Pytorch to train Deepspeech and optimize it.

So, for the last 6 months, I have been optimizing the FFTs into deepspeech, having a model of the iPhone FFT’s DSP to improve accuracy of the deeplearning recognition, because the closest you get from the input stream, the better the recognition level of deepspeech is.

So, I have modeled the DSP to be able to reprocess the large data set of Deepspeech, and added few 100 hours of real audio from the iPhone recording subsystems. That had given me a huge boost in recognition compare to the default sets.

Yesterday, because of curiority, and because of some extra features of Pytorch compare to TensorFlow, I did look at Pytorch, and its port of deepspeech, I plugged the FFT model, and incorporated my workload into pytorch.

Interestingly, it was pretty straight forward to make it work, I have no surprise on the python side, few libraries with different versions, left or right, but nothing much to worry.

Now, what is interesting: There are some pretty good tools from Apple to brigde from Pytorch to CoreML. For the moment , I use a modified version of TensorFlow Light on iPhone, I have added the missing feedback features of Tensorflow in the light version, but this is not using yet the full power of the neuronal engine of the A12 Bionoc.

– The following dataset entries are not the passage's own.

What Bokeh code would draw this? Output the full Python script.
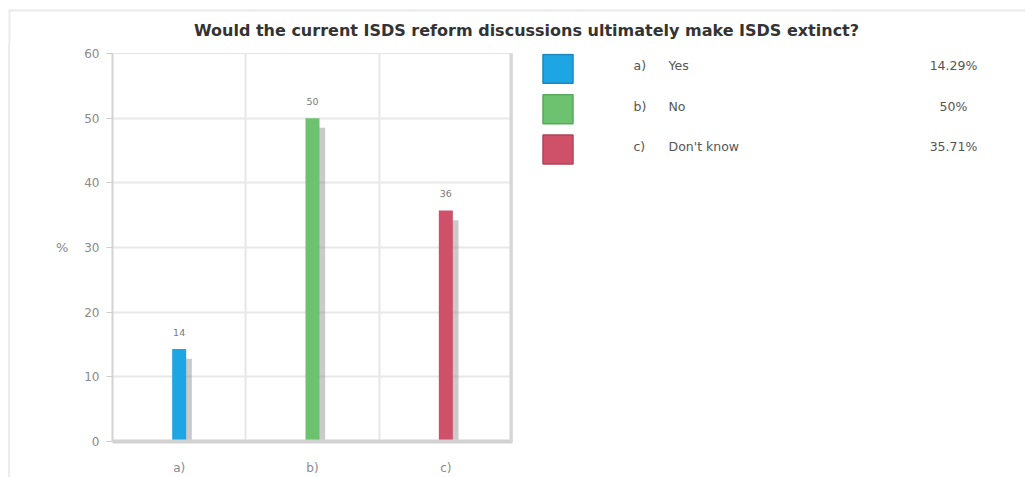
from bokeh.plotting import figure
from bokeh.layouts import column, row
from bokeh.models import Range1d, FixedTicker, Span, ColumnDataSource
from bokeh.core.properties import value
from bokeh.embed import file_html
from bokeh.resources import INLINE

# Survey answers
title_text = "Would the current ISDS reform discussions ultimately make ISDS extinct?"
categories = ["a)", "b)", "c)"]
answers = ["Yes", "No", "Don't know"]
shares = [14.29, 50, 35.71]
colors = ["#1ea5e4", "#6cc26e", "#cf5069"]
edge_colors = ["#1b87bd", "#58a95b", "#b0435a"]
y_ticks = [0, 10, 20, 30, 40, 50, 60]

FONT_NAME = "DejaVu Sans"
FONT = value(FONT_NAME)
TOTAL_W, TOTAL_H = 1025, 477
HEAD_H = 44
BODY_H = TOTAL_H - HEAD_H
LEFT = 10            # body starts after the panel edge
SPLIT = 520          # where the legend panel begins
FRAME_TOP, FRAME_BOTTOM = 53, 443   # page rows of the plot frame
BORDER_TOP = FRAME_TOP - HEAD_H
BORDER_BOTTOM = TOTAL_H - FRAME_BOTTOM


def bare(fig):
    fig.axis.visible = False
    fig.grid.visible = False
    fig.outline_line_color = None
    fig.min_border = 0
    fig.min_border_left = 0
    fig.min_border_right = 0
    fig.min_border_top = 0
    fig.min_border_bottom = 0
    return fig


# ---- header with title and the faint panel edge ----
head = bare(figure(width=TOTAL_W, height=HEAD_H, title=None,
                   x_range=Range1d(0, TOTAL_W), y_range=Range1d(HEAD_H, 0),
                   toolbar_location=None, output_backend="svg"))
head.segment(x0=[8], y0=[10], x1=[TOTAL_W], y1=[10], line_color="#e9e9e9", line_width=2)
head.segment(x0=[9], y0=[10], x1=[9], y1=[HEAD_H], line_color="#ececec", line_width=2)
head.text(x=[526], y=[30], text=[title_text], text_font=FONT, text_font_style="bold",
          text_font_size="16px", text_color="#333333", text_align="center",
          text_baseline="middle")

# ---- bar chart ----
xs = [i + 0.5 for i in range(len(categories))]
src = ColumnDataSource(dict(
    x=xs,
    top=shares,
    shadow_x=[x + 0.045 for x in xs],
    shadow_top=[v - 1.5 for v in shares],
    color=colors,
    label=[f"{round(v)}" for v in shares],
))

p = figure(width=SPLIT - LEFT, height=BODY_H, title=None,
           x_range=Range1d(0, len(categories)), y_range=Range1d(0, 60),
           toolbar_location=None, output_backend="svg")
p.min_border_left = 112 - LEFT
p.min_border_right = 8
p.min_border_top = BORDER_TOP
p.min_border_bottom = BORDER_BOTTOM
p.outline_line_color = "#e4e4e4"
p.background_fill_color = "white"

p.vbar(x="shadow_x", top="shadow_top", bottom=0, width=0.1, source=src,
       fill_color="#8a8a8a", fill_alpha=0.45, line_color=None)
p.vbar(x="x", top="top", bottom=0, width=0.105, source=src,
       fill_color="color", line_color=None)
p.text(x="x", y="top", text="label", source=src, text_font=FONT,
       text_font_size="9.5px", text_color="#7a7a7a", text_align="center",
       text_baseline="middle", y_offset=-17)

p.add_layout(Span(location=len(categories), dimension="height",
                  line_color="#d6d6d6", line_width=6))

# y axis
p.yaxis.ticker = FixedTicker(ticks=y_ticks)
p.yaxis.axis_label = "%"
p.yaxis.axis_label_orientation = "horizontal"
p.yaxis.axis_label_standoff = 13
p.yaxis.axis_label_text_font = FONT_NAME
p.yaxis.axis_label_text_font_style = "normal"
p.yaxis.axis_label_text_font_size = "13px"
p.yaxis.axis_label_text_color = "#888888"
p.yaxis.major_label_text_font = FONT_NAME
p.yaxis.major_label_text_font_size = "12px"
p.yaxis.major_label_text_color = "#8a8a8a"
p.yaxis.major_label_standoff = 7
p.yaxis.major_tick_out = 6
p.yaxis.major_tick_in = 0
p.yaxis.major_tick_line_color = "#cccccc"
p.yaxis.minor_tick_line_color = None
p.yaxis.axis_line_color = "#d4d4d4"
p.yaxis.axis_line_width = 2

# x axis
p.xaxis.ticker = FixedTicker(ticks=xs)
p.xaxis.major_label_overrides = {x: c for x, c in zip(xs, categories)}
p.xaxis.major_label_text_font = FONT_NAME
p.xaxis.major_label_text_font_size = "12px"
p.xaxis.major_label_text_color = "#8a8a8a"
p.xaxis.major_label_standoff = 19
p.xaxis.major_tick_out = 0
p.xaxis.major_tick_in = 0
p.xaxis.minor_tick_line_color = None
p.xaxis.axis_line_color = "#d2d2d2"
p.xaxis.axis_line_width = 4

# grid
p.xgrid.ticker = FixedTicker(ticks=list(range(1, len(categories))))
p.xgrid.grid_line_color = "#e6e6e6"
p.xgrid.grid_line_width = 2
p.ygrid.ticker = FixedTicker(ticks=y_ticks[1:])
p.ygrid.grid_line_color = "#e8e8e8"
p.ygrid.grid_line_width = 2

# ---- legend panel (frame shares the chart's vertical extent) ----
side = bare(figure(width=TOTAL_W - SPLIT, height=BODY_H, title=None,
                   x_range=Range1d(SPLIT, TOTAL_W),
                   y_range=Range1d(FRAME_BOTTOM, FRAME_TOP),
                   toolbar_location=None, output_backend="svg"))
side.min_border_top = BORDER_TOP
side.min_border_bottom = BORDER_BOTTOM
row_y = [68.5 + 40.5 * i for i in range(len(categories))]
leg = ColumnDataSource(dict(
    y=row_y,
    color=colors,
    edge=edge_colors,
    letter=categories,
    answer=answers,
    pct=[f"{v:g}%" for v in shares],
))
side.rect(x=557.5, y="y", width=30, height=29, source=leg, fill_color="color",
          line_color="edge", line_width=1.5)
side.text(x=633, y="y", text="letter", source=leg, text_font=FONT,
          text_font_size="12.5px", text_color="#555555", text_baseline="middle",
          y_offset=-3)
side.text(x=668, y="y", text="answer", source=leg, text_font=FONT,
          text_font_size="12.5px", text_color="#555555", text_baseline="middle",
          y_offset=-3)
side.text(x=953, y="y", text="pct", source=leg, text_font=FONT,
          text_font_size="12.5px", text_color="#555555", text_align="center",
          text_baseline="middle", y_offset=-3)

body = row(p, side, styles={"margin-left": "8px", "border-left": "2px solid #ececec"})
layout = column(head, body)
open("out.html", "w").write(file_html(layout, INLINE))
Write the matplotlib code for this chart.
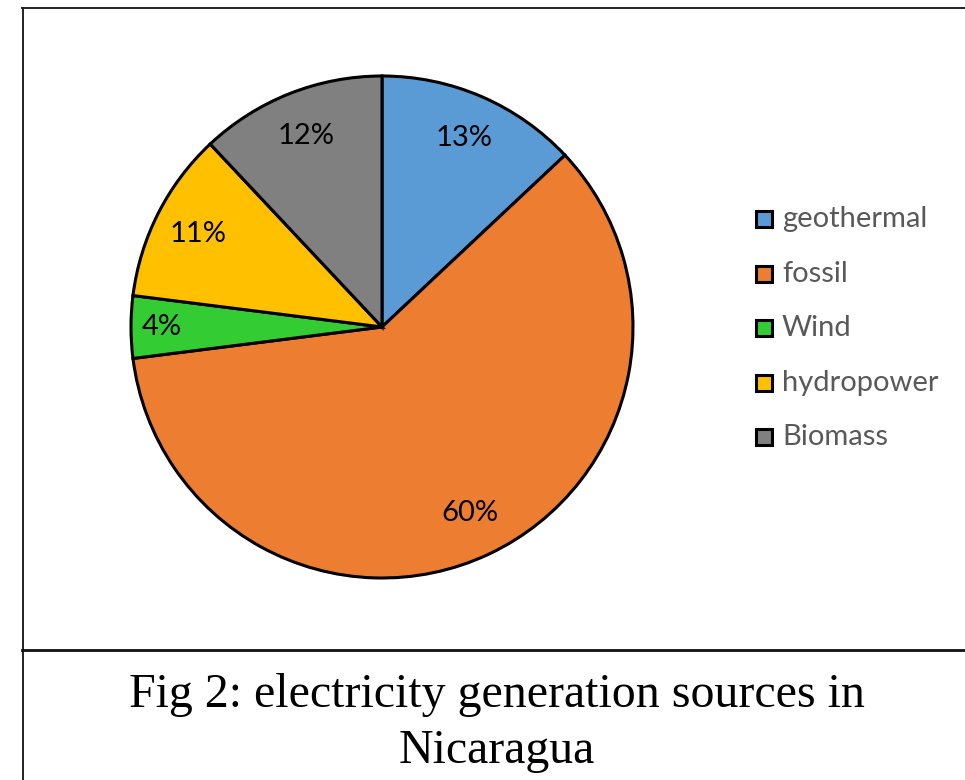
import matplotlib
matplotlib.use("Agg")
import matplotlib.pyplot as plt
from matplotlib.patches import Rectangle
from matplotlib.lines import Line2D

# Electricity generation mix, Nicaragua (share of total, %)
sources = ["geothermal", "fossil", "Wind", "hydropower", "Biomass"]
shares = [13, 60, 4, 11, 12]
colors = ["#5B9BD5", "#ED7D31", "#33CC33", "#FFC000", "#808080"]
caption_lines = ["Fig 2: electricity generation sources in", "Nicaragua"]

W, H = 965, 780
fig = plt.figure(figsize=(W / 100, H / 100), dpi=100)
fig.patch.set_facecolor("white")

def fx(px):
    return px / W

def fy(py):
    return 1 - py / H

# frame around chart and caption
frame_kw = dict(color="#222222", lw=1.4, transform=fig.transFigure)
fig.add_artist(Line2D([fx(22), fx(W)], [fy(8), fy(8)], **frame_kw))
fig.add_artist(Line2D([fx(22.5), fx(22.5)], [fy(8), fy(H)], **frame_kw))
fig.add_artist(Line2D([fx(22), fx(W)], [fy(650), fy(650)], color="#111111", lw=2.0,
                      transform=fig.transFigure))

# pie
cx, cy, r = 382, 327, 251
ax = fig.add_axes([fx(cx - r), fy(cy + r), 2 * r / W, 2 * r / H])
wedges, texts, autotexts = ax.pie(
    shares, colors=colors, startangle=90, counterclock=False,
    autopct=lambda p: f"{p:.0f}%", pctdistance=0.82,
    wedgeprops=dict(edgecolor="black", linewidth=2.2),
    textprops=dict(fontsize=21, family="Lato", color="black"),
)
for t in autotexts:
    if t.get_text() == "4%":
        x, y = t.get_position()
        t.set_position((x * 1.07, y * 1.07))
ax.set_xlim(-1, 1)
ax.set_ylim(-1, 1)
ax.axis("off")

# legend
row0, step = 219, 54.5
for i, (name, col) in enumerate(zip(sources, colors)):
    yc = row0 + i * step
    fig.add_artist(Rectangle((fx(756), fy(yc + 8)), 16 / W, 16 / H,
                             facecolor=col, edgecolor="black", lw=2.2,
                             transform=fig.transFigure))
    fig.text(fx(782), fy(yc), name, fontsize=21, family="Lato", color="#595959",
             va="center", ha="left")

# caption
fig.text(fx(496.5), fy(707), caption_lines[0], fontsize=34.5, family="Liberation Serif",
         ha="center", va="baseline", color="black")
fig.text(fx(496.5), fy(763), caption_lines[1], fontsize=34.5, family="Liberation Serif",
         ha="center", va="baseline", color="black")

fig.savefig("out.png", dpi=100, facecolor="white")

So, if the bridge between Pytorch and core ML is enabling a full direct conversion, I would be able to see some serious performance gain.

This is the flow to follow PyTorch → ONNX→ CoreML

I could not find the list of features supported for those conversion, so, one of the best way to learn about it is to make the test, it should be about a day of work to get the all pipeline in place, and get a good idea about what is missing in term of feature set, and then, learning about how much it needs to be reworked to have the full feature list required. (very often, mobile version of convolution systems only few the top 200 features of a full training/scoring features, and most of innovating neural net use more than this limited set)

So, I know what I do this week, I really want Deepspeech singing on this A12 Bionic Neuronal Engine.